- Also known as: Bobby Spencer
- Born: New York City, US
- Genres: doo-wop, rock
- Occupation: singer-songwriter
- Instrument: Vocals
- Years active: 1956–1970s
- Formerly of: The Cadillacs, Crazy Elephant

= Robert Spencer (musician) =

American singer

Robert Spencer is an American singer-songwriter. He was the lead singer for The Cadillacs and Crazy Elephant and wrote the song "My Boy Lollipop", made popular by Millie Small.

== Career ==

=== "My Boy Lollipop" ===
In 1956, Spencer wrote the popular song "My Boy Lollipop". Robert would lose the rights to the song in a card game. The winner of the rights was then offered $100 by Morris Levy, a record executive, to have the rights to himself. Levy then showed the lyrics to Gaetano Vastola, a mobster who also worked as a concert promoter, who got a fourteen-year old girl, Barbie Gaye, to record it.

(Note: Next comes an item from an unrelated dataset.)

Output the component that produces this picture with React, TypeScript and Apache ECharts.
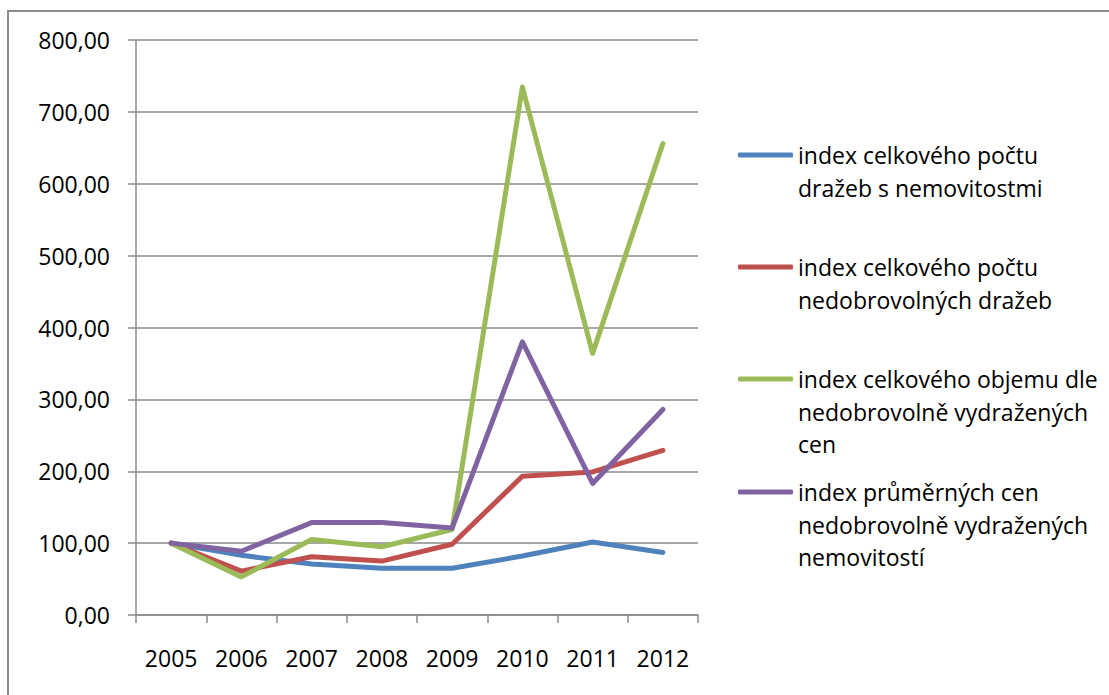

Levy removed Spencer's name from the credits to avoid any royalties going to him and even if "Robert Spencer" was credited to any "My Boy Lollipop" singles, Levy would claim that it was his pseudonym. Originally sang by Barbie Gaye, the cover best associated with "My Boy Lollipop" would be that of Millie Small's version in 1964, whose version went to number two in the US in 1964.

=== The Cadillacs ===
In 1957, Spencer joined The Cadillacs originally as a baritone backing vocalist before he became the groups lead singer when Earl Carroll left in late 1958. Also during this time, Robert was acting as a fill-in member for another doo-wop group, The Tornados, who he also wrote songs for. Spencer became a session singer after the Cadillacs diabanded in 1962. He reformed the Cadillacs with other members of the group in the 1970s.

=== Crazy Elephant ===
In 1969, Jerry Kasenetz and Jeffry Katz of Super K Productions, trying to cash in on the growing bubblegum pop genre, assembled a new pop group consisting of session musicians, including Spencer on lead vocals, to record the song "Gimme Gimme Good Lovin'", whose recording was released under the name Crazy Elephant. The song became a transatlantic hit, and got to number 12 in both the US and UK. When the song got popular, an album was made still featuring Spencer on vocals, and a touring group was crafted to perform the songs of Crazy Elephant, the touring group however did not feature Spencer in the lineup.

== Personal life ==
Spencer's brother was Carl Spencer, who was a member of The Halos.

According to Arthur Crier, a former member of The Halos and friend of Spencer, he last saw Robert outside a drug rehabilitation in the early 1990s, and said he was living at Seventh Avenue in Manhattan. Robert Spencer is believed to be deceased.